Farrell “walked right into it,” all right. Gilda is Mundson's new wife and from the very first moment, we know there's something simmering between Farrell and the nightclub singer. The movie quickly turns into a suspenseful story of the conflict between temptation and loyalty. Farrell must keep his passions bridled around his friend and savior Mundson, even though Gilda—with her omnipresent cigarettes and body-hugging evening gowns—tries to lure him down a dangerous path. Farrell is thrown into hormonal torment: “I couldn't get her out of my mind for a minute. She was in the air I breathed, the food I ate.”
Ah yes, but he hasn’t yet seen the other sexy bit Hayworth is famous for: the nightclub number where she sings “Put the Blame on Mame” dressed in a black, strapless, low-cut dress. [When Hayworth was asked by a reporter what held her dress up, she replied, “Two things.”] As she sings in the spotlight, Gilda slowly strips off her long black gloves. The look on her face is one that’s normally only found in the bedroom. Don’t be surprised if you see smoke start to curl out of your VCR.

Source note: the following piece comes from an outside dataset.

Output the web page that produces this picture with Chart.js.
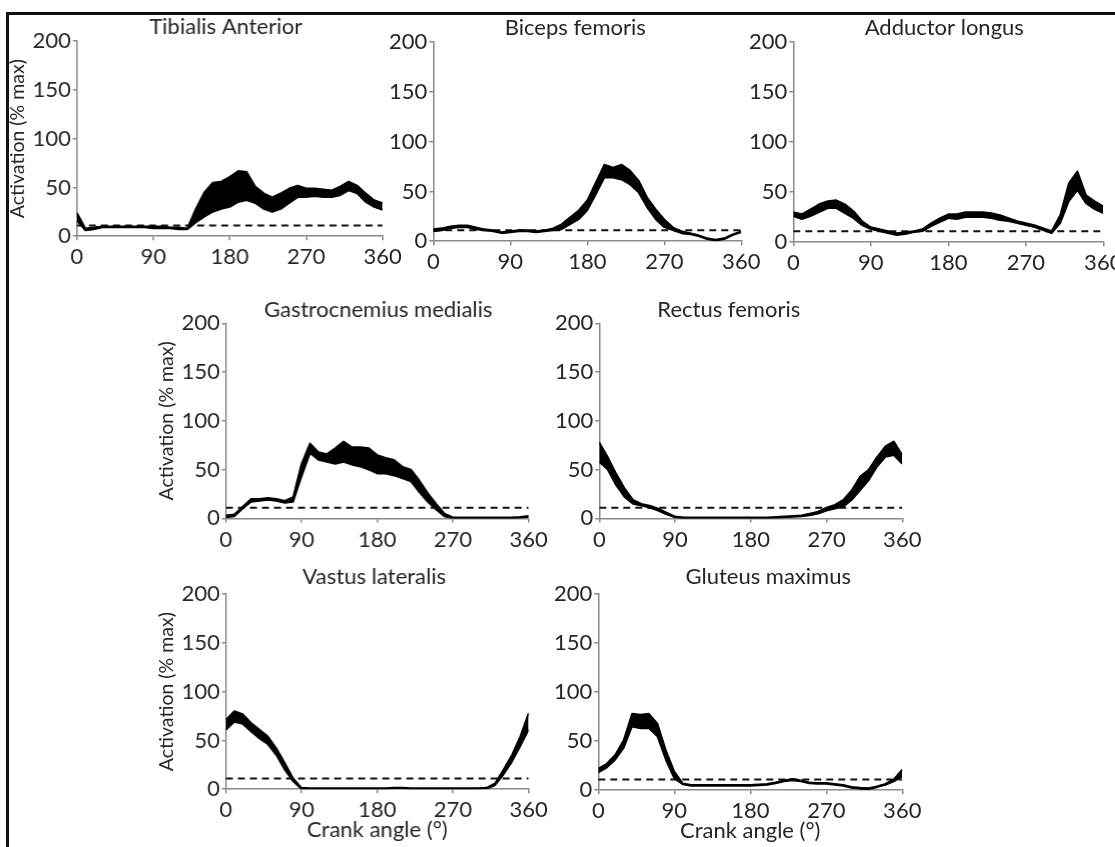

Gilda glides to a climax which shouldn’t be too surprising to film noir devotees. If you’ve seen one Postman Always Rings Twice, you’ve seen ’em all. Passion, greed, lust, betrayal—all the usual stuff is on display here. What sets Gilda apart from many of its dark cousins is not only its brilliant performances (from every single cast member), but also the razor-dipped-in-acid script by Marion Parsonnet (with some uncredited work by Ben Hecht) and Charles Vidor’s stylish direction.

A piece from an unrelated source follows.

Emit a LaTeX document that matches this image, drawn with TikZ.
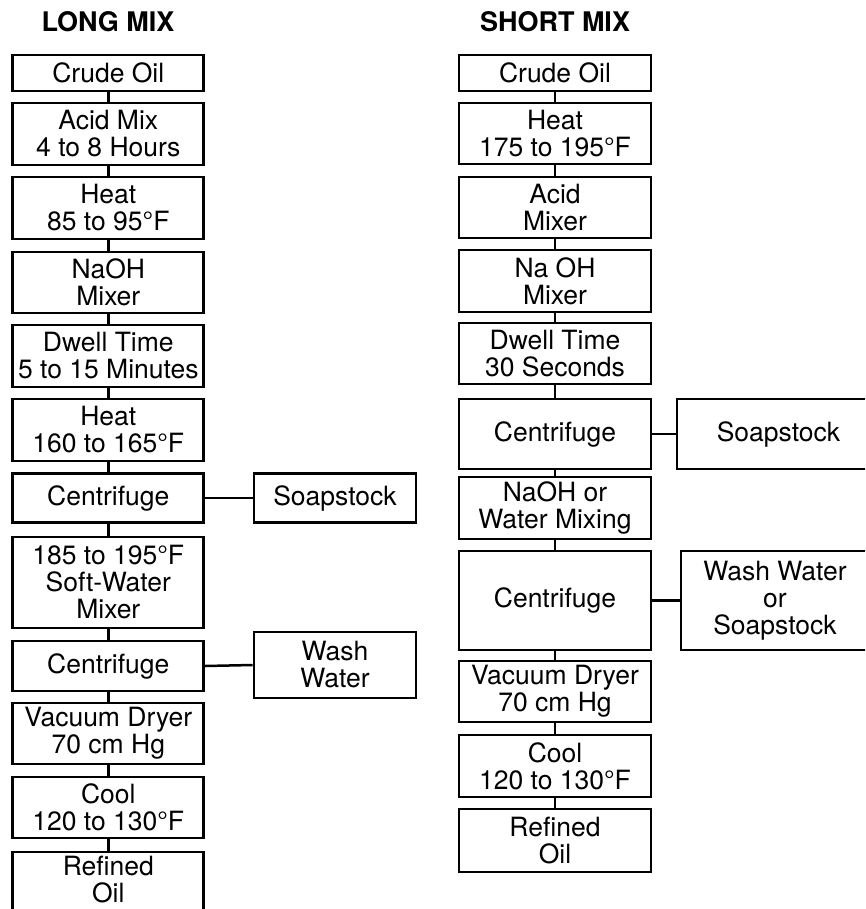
\documentclass[tikz,border=0pt]{standalone}
\usepackage{fontspec}
\setmainfont{TeX Gyre Heros}
\begin{document}
\begin{tikzpicture}[x=1pt,y=-1pt,
  every node/.style={font=\fontsize{26.5}{27}\selectfont},
  pbox/.style={draw, line width=2.7pt, inner sep=0pt, align=center, minimum width=#1},
  pbox/.default=191pt,
  title/.style={font=\fontsize{27}{27}\selectfont\bfseries, anchor=base},
  link/.style={line width=2.5pt}]
\clip (0,0) rectangle (865,909);
\fill[white] (0,0) rectangle (865,909);
% titles
\node[title] (tl) at (108,32) {LONG MIX};
\node[title] (tr) at (555,32) {SHORT MIX};
% left column
\node[pbox, minimum height=36pt] (l1) at (108.3,73) {Crude Oil};
\node[pbox, minimum height=62pt] (l2) at (108.3,134) {Acid Mix\\4 to 8 Hours};
\node[pbox, minimum height=62pt] (l3) at (108.3,208) {Heat\\85 to 95°F};
\node[pbox, minimum height=61pt] (l4) at (108.3,282.5) {NaOH\\Mixer};
\node[pbox, minimum height=62pt] (l5) at (108.3,356) {Dwell Time\\5 to 15 Minutes};
\node[pbox, minimum height=62pt] (l6) at (108.3,430) {Heat\\160 to 165°F};
\node[pbox, minimum height=49pt] (l7) at (108.3,498) {Centrifuge};
\node[pbox, minimum height=91pt] (l8) at (108.3,582.5) {185 to 195°F\\Soft-Water\\Mixer};
\node[pbox, minimum height=50pt] (l9) at (108.3,666) {Centrifuge};
\node[pbox, minimum height=61pt] (l10) at (108.3,733.5) {Vacuum Dryer\\70 cm Hg};
\node[pbox, minimum height=61pt] (l11) at (108.3,807.5) {Cool\\120 to 130°F};
\node[pbox, minimum height=66pt] (l12) at (108.3,885) {};
\node[align=center, inner sep=0pt] (l12t) at (108.3,879.5) {Refined\\Oil};
\node[pbox=162pt, minimum height=49pt] (ls1) at (335,498) {Soapstock};
\node[pbox=162pt, minimum height=66pt] (ls2) at (335,665) {Wash\\Water};
\foreach \a/\b in {l1/l2,l2/l3,l3/l4,l4/l5,l5/l6,l6/l7,l7/l8,l8/l9,l9/l10,l10/l11,l11/l12}
  \draw[link] (\a.south) -- (\b.north);
\draw[link] (l7.east) -- (ls1.west);
\draw[link] (l9.east) -- (ls2.west);
% right column
\node[pbox=192pt, minimum height=36pt] (r1) at (555,73) {Crude Oil};
\node[pbox=192pt, minimum height=61pt] (r2) at (555,133.5) {Heat\\175 to 195°F};
\node[pbox=192pt, minimum height=61pt] (r3) at (555,207.5) {Acid\\Mixer};
\node[pbox=192pt, minimum height=62pt] (r4) at (555,281) {Na OH\\Mixer};
\node[pbox=192pt, minimum height=61pt] (r5) at (555,353.5) {Dwell Time\\30 Seconds};
\node[pbox=192pt, minimum height=70pt] (r6) at (555,434) {Centrifuge};
\node[pbox=192pt, minimum height=62pt] (r7) at (555,508) {NaOH or\\Water Mixing};
\node[pbox=192pt, minimum height=99pt] (r8) at (555,600.5) {Centrifuge};
\node[pbox=192pt, minimum height=61pt] (r9) at (555,691.5) {Vacuum Dryer\\70 cm Hg};
\node[pbox=192pt, minimum height=62pt] (r10) at (555,766) {Cool\\120 to 130°F};
\node[pbox=192pt, minimum height=63pt] (r11) at (555,840.5) {Refined\\Oil};
\node[pbox=203pt, minimum height=70pt] (rs1) at (778.5,434) {Soapstock};
\node[pbox=188pt, minimum height=99pt] (rs2) at (775,600.5) {Wash Water\\or\\Soapstock};
\foreach \a/\b in {r1/r2,r2/r3,r3/r4,r4/r5,r5/r6,r6/r7,r7/r8,r8/r9,r9/r10,r10/r11}
  \draw[link] (\a.south) -- (\b.north);
\draw[link] (r6.east) -- (rs1.west);
\draw[link] (r8.east) -- (rs2.west);
\end{tikzpicture}
\end{document}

Shadow and light are trademarks of the film noir genre, but here Vidor uses them to add symbolic depth to the story. In several shots, Mundson looms in the foreground as a gigantic black hulk, a domineering force that shrinks other people in the frame. Black and white is used to carefully delineate good and evil…though in Gilda’s case, it’s a little of both. Notice the number of shots Vidor composes where Gilda’s head is in shadow (the dark intent of her mind) while her body is in light (the bright blaze of her sexuality).
This marked the third of four times Hayworth teamed up with Vidor (the other pictures were The Lady in Question, Cover Girl and The Loves of Carmen) and he extracted what is perhaps her finest (and certainly her most memorable) performance. Farrell may be the main character in the plot, but the whole film revolves around Gilda and her complex sexuality. As they say in advertising, Rita Hayworth is Gilda. Amazingly, she didn’t even get nominated for an Oscar for this movie.
Glenn Ford matches her with an equally terrific performance. I’d always thought of him as a standard-issue kind of actor—the kind who shows up, reads his lines with sincerity, then goes home and has a snack of milk and cookies before going to bed. Calm, cool, collected. But here—near the beginning of his 50-year career—he sparks up the screen with carefree cynicism. Farrell always has a devil-may-care smirk at the edge of his mouth and if he gets in a bad jam he knows he can always use his fists like punctuation marks to bring other men to a complete cold stop. Other men. Dames, on the other hand…
As the posters said, “There NEVER was a woman like Gilda!”